To make an iterator work, just override the get_items_from_response method so that given a response (containing a page of results) it parses those results into an iterable of the actual objects you want:
class MyIterator(Iterator):
  def get_items_from_response(self, response):
    items = response.get('items', [])
    for item in items:
      yield MyItemClass(properties=item, other_arg=True)
You then can use this to get all the results from a resource:
>>> iterator = MyIterator(...)
>>> list(iterator)  # Convert to a list (consumes all values).
Or you can walk your way through items and call off the search early if you find what you’re looking for (resulting in possibly fewer requests):
>>> for item in MyIterator(...):
>>>   print item.name
>>>   if not item.is_valid:
>>>     break
- class gcloud.storage.iterator.Iterator(connection, path, extra_params=None)[source]#
- Bases: object - A generic class for iterating through Cloud Storage list responses. - Parameters: - connection (gcloud.storage.connection.Connection) – The connection to use to make requests.
- path (string) – The path to query for the list of items.

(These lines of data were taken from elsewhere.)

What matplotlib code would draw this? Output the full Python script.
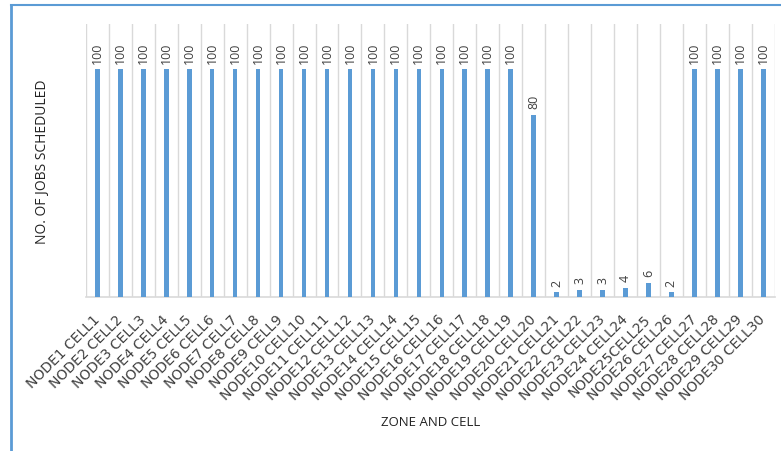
import matplotlib.pyplot as plt
from matplotlib.lines import Line2D
from matplotlib.transforms import ScaledTranslation

labels = [f"NODE{i} CELL{i}" for i in range(1, 31)]
labels[24] = "NODE25CELL25"
jobs = [100] * 19 + [80, 2, 3, 3, 4, 6, 2] + [100] * 4

bar_color = "#5B9BD5"
grid_color = "#D9D9D9"
text_color = "#404040"

plt.rcParams["font.family"] = ["Open Sans", "DejaVu Sans"]

fig = plt.figure(figsize=(7.81, 4.52), dpi=100)
ax = fig.add_axes([0.110, 0.3407, 0.882, 0.604])

x = list(range(len(labels)))
ax.bar(x, jobs, width=0.2, color=bar_color, zorder=3)

for xi, v in zip(x, jobs):
    ax.annotate(str(v), (xi, v), xytext=(0, 5), textcoords="offset points",
                rotation=90, ha="center", va="bottom", fontsize=9, color=text_color)

# vertical separators between categories
for b in range(len(labels) + 1):
    ax.axvline(b - 0.5, color=grid_color, lw=1, zorder=1)

ax.set_xlim(-0.5, len(labels) - 0.5)
ax.set_ylim(0, 120)
ax.set_yticks([])
ax.set_xticks([])

# category names, slanted under each bar
shift = ScaledTranslation(0, -14 / 72, fig.dpi_scale_trans)
for xi, name in zip(x, labels):
    ax.text(xi, 0, name, transform=ax.get_xaxis_transform() + shift,
            rotation=45, ha="right", va="center", rotation_mode="anchor",
            fontsize=10, color=text_color, family="DejaVu Sans")

for side in ["top", "right", "left"]:
    ax.spines[side].set_visible(False)
ax.spines["bottom"].set_color(grid_color)
ax.spines["bottom"].set_linewidth(1.2)

ax.set_ylabel("NO. OF JOBS SCHEDULED", fontsize=10, color="#222222", labelpad=26)
fig.text(0.551, 0.066, "ZONE AND CELL", ha="center", va="center",
         fontsize=9.5, color="#222222")

# outer frame lines
fig.add_artist(Line2D([0.0135, 0.0135], [0, 0.986], color=bar_color, lw=2,
                      transform=fig.transFigure))
fig.add_artist(Line2D([0.0135, 1.0], [0.986, 0.986], color=bar_color, lw=1.5,
                      transform=fig.transFigure))

fig.savefig("out.png", dpi=100)
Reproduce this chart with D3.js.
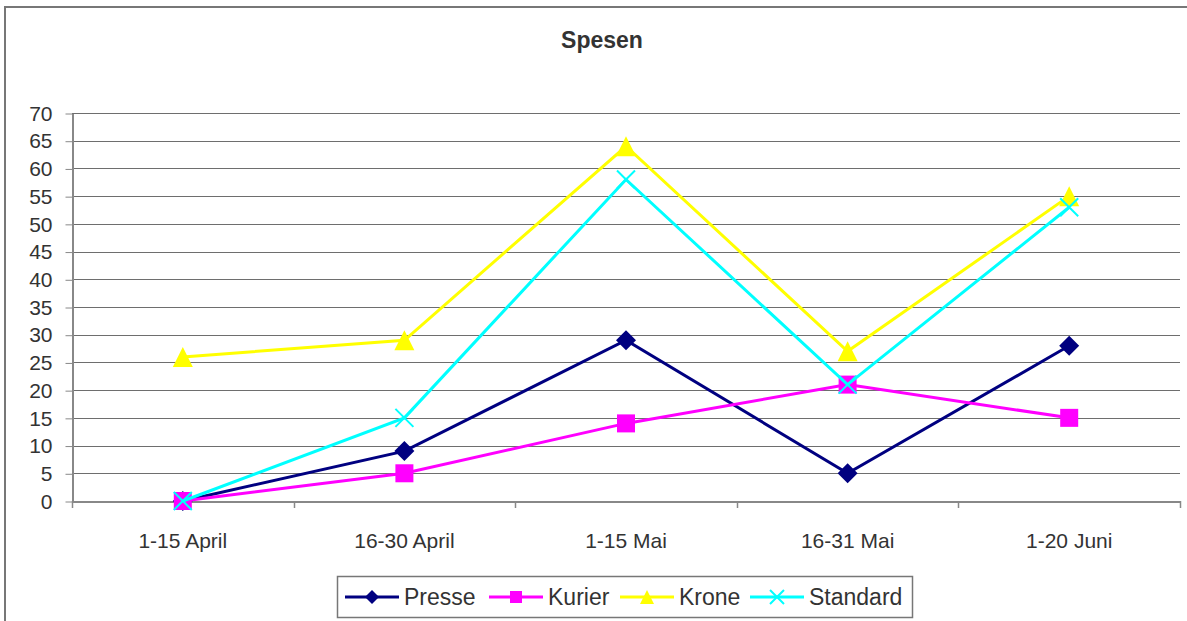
<!DOCTYPE html>
<html><head><meta charset="utf-8">
<script src="https://cdn.jsdelivr.net/npm/d3@7"></script>
<style>
html,body{margin:0;padding:0;background:#fff;}
svg{display:block;font-family:"Liberation Sans",Arial,sans-serif;}
</style></head>
<body>
<svg id="c" width="1187" height="621"></svg>
<script>
const categories = ["1-15 April","16-30 April","1-15 Mai","16-31 Mai","1-20 Juni"];
const presse   = [0, 9, 29, 5, 28];
const kurier   = [0, 5, 14, 21, 15];
const krone    = [26, 29, 64, 27, 55];
const standard = [0, 15, 58, 21, 53];
const yTicks = d3.range(0, 71, 5);
const seriesNames = ["Presse","Kurier","Krone","Standard"];
const seriesColors = ["#000080","#FF00FF","#FFFF00","#00FFFF"];
const seriesShapes = ["diamond","square","triangle","x"];
const seriesValues = [presse, kurier, krone, standard];

const svg = d3.select("#c");
const textColor = "#333";

// chart border
svg.append("rect").attr("x",5).attr("y",7).attr("width",1200).attr("height",640)
  .attr("fill","none").attr("stroke","#777").attr("stroke-width",2);

// title
svg.append("text").attr("x",602).attr("y",48).attr("text-anchor","middle")
  .attr("font-size",23).attr("font-weight","bold").attr("fill",textColor).text("Spesen");

const L = 72, R = 1180, T = 113, B = 501;
const x = d3.scaleBand().domain(categories).range([L, R]).padding(0);
const cx = c => x(c) + x.bandwidth()/2;
const y = d3.scaleLinear().domain([0,70]).range([B, T]);

// gridlines
svg.append("g").selectAll("line").data(yTicks.filter(d=>d>0)).join("line")
  .attr("x1",L).attr("x2",R).attr("y1",d=>Math.round(y(d))+0.5).attr("y2",d=>Math.round(y(d))+0.5)
  .attr("stroke","#6e6e6e").attr("stroke-width",1);

// y axis
const yAxis = d3.axisLeft(y).tickValues(yTicks).tickSize(7).tickPadding(13).tickSizeOuter(0);
const gy = svg.append("g").attr("transform",`translate(${L+0.5},0.5)`).call(yAxis);
gy.select(".domain").attr("stroke","#888").attr("stroke-width",2);
gy.selectAll(".tick line").attr("stroke","#888");
gy.selectAll(".tick text").attr("font-size",21).attr("fill",textColor).attr("font-family","Liberation Sans, Arial, sans-serif");

// x axis
const xAxis = d3.axisBottom(x).tickSize(0).tickPadding(32);
const gx = svg.append("g").attr("transform",`translate(0,${B+0.5})`).call(xAxis);
gx.select(".domain").attr("stroke","#888").attr("stroke-width",2);
gx.selectAll(".tick text").attr("font-size",21).attr("fill",textColor).attr("font-family","Liberation Sans, Arial, sans-serif");
// ticks at category boundaries
const bounds = categories.map(c=>x(c)).concat([R]);
svg.append("g").selectAll("line").data(bounds).join("line")
  .attr("x1",d=>Math.round(d)+0.5).attr("x2",d=>Math.round(d)+0.5).attr("y1",B).attr("y2",B+7)
  .attr("stroke","#888").attr("stroke-width",1.5);

function drawMarker(g, shape, color, px, py, s) {
  if (shape==="diamond") {
    g.append("path").attr("d",`M${px},${py-s/2}L${px+s/2},${py}L${px},${py+s/2}L${px-s/2},${py}Z`).attr("fill",color);
  } else if (shape==="square") {
    g.append("rect").attr("x",px-s/2).attr("y",py-s/2).attr("width",s).attr("height",s).attr("fill",color);
  } else if (shape==="triangle") {
    g.append("path").attr("d",`M${px},${py-s/2}L${px+s/2},${py+s/2}L${px-s/2},${py+s/2}Z`).attr("fill",color);
  } else {
    const h = s/2;
    g.append("path").attr("d",`M${px-h},${py-h}L${px+h},${py+h}M${px-h},${py+h}L${px+h},${py-h}`)
      .attr("stroke",color).attr("stroke-width",2).attr("fill","none");
  }
}
const plotSizes = {diamond:20, square:18, triangle:20, x:18};
const legendSizes = {diamond:14, square:12, triangle:14, x:14};

const line = d3.line().x((d,i)=>cx(categories[i])).y(d=>y(d));
seriesValues.forEach((vals, si) => {
  const g = svg.append("g");
  g.append("path").datum(vals).attr("d",line).attr("fill","none")
    .attr("stroke",seriesColors[si]).attr("stroke-width",3).attr("stroke-linejoin","miter");
  vals.forEach((v,i) => drawMarker(g, seriesShapes[si], seriesColors[si], cx(categories[i]), y(v), plotSizes[seriesShapes[si]]));
});

// legend
const lg = svg.append("g");
lg.append("rect").attr("x",337.5).attr("y",576.5).attr("width",575).attr("height",41)
  .attr("fill","#fff").attr("stroke","#777").attr("stroke-width",1.5);
const legendX = [345, 489, 620, 750];
seriesNames.forEach((n, si) => {
  const x0 = legendX[si], yy = 597;
  lg.append("line").attr("x1",x0).attr("x2",x0+54).attr("y1",yy).attr("y2",yy)
    .attr("stroke",seriesColors[si]).attr("stroke-width",3);
  drawMarker(lg, seriesShapes[si], seriesColors[si], x0+27, yy, legendSizes[seriesShapes[si]]);
  lg.append("text").attr("x",x0+59).attr("y",yy+8).attr("font-size",23).attr("fill",textColor).text(n);
});
</script>
</body></html>
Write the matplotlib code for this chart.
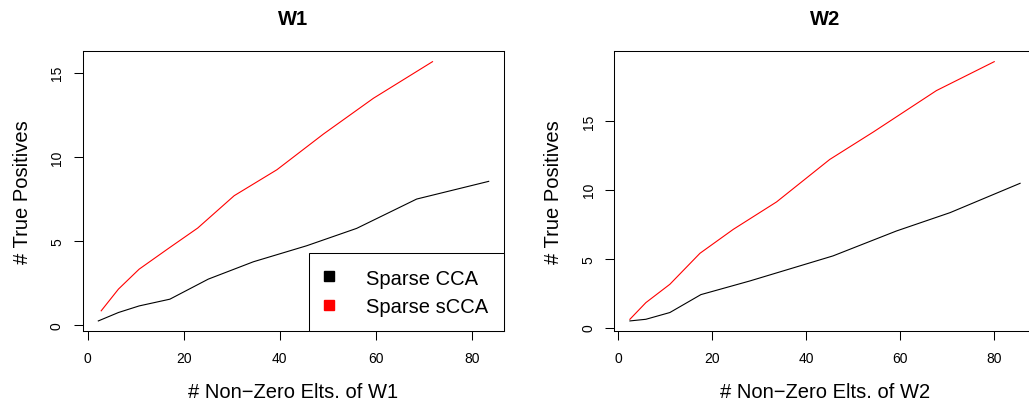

 - PAGE_TOKEN = 'pageToken'#
 - RESERVED_PARAMS = frozenset(['pageToken'])#
 - get_items_from_response(response)[source]#
- Factory method called while iterating. This should be overriden. - This method should be overridden by a subclass. It should accept the API response of a request for the next page of items, and return a list (or other iterable) of items. - Typically this method will construct a Bucket or a Blob from the page of results in the response. - Parameters: - response (dict) – The response of asking for the next page of items. - Return type: - iterable - Returns: - Items that the iterator should yield. 
 - get_next_page_response()[source]#
- Requests the next page from the path provided. - Return type: - dict - Returns: - The parsed JSON response of the next page’s contents. 
 - get_query_params()[source]#
- Getter for query parameters for the next request. - Return type: - dict - Returns: - A dictionary of query parameters.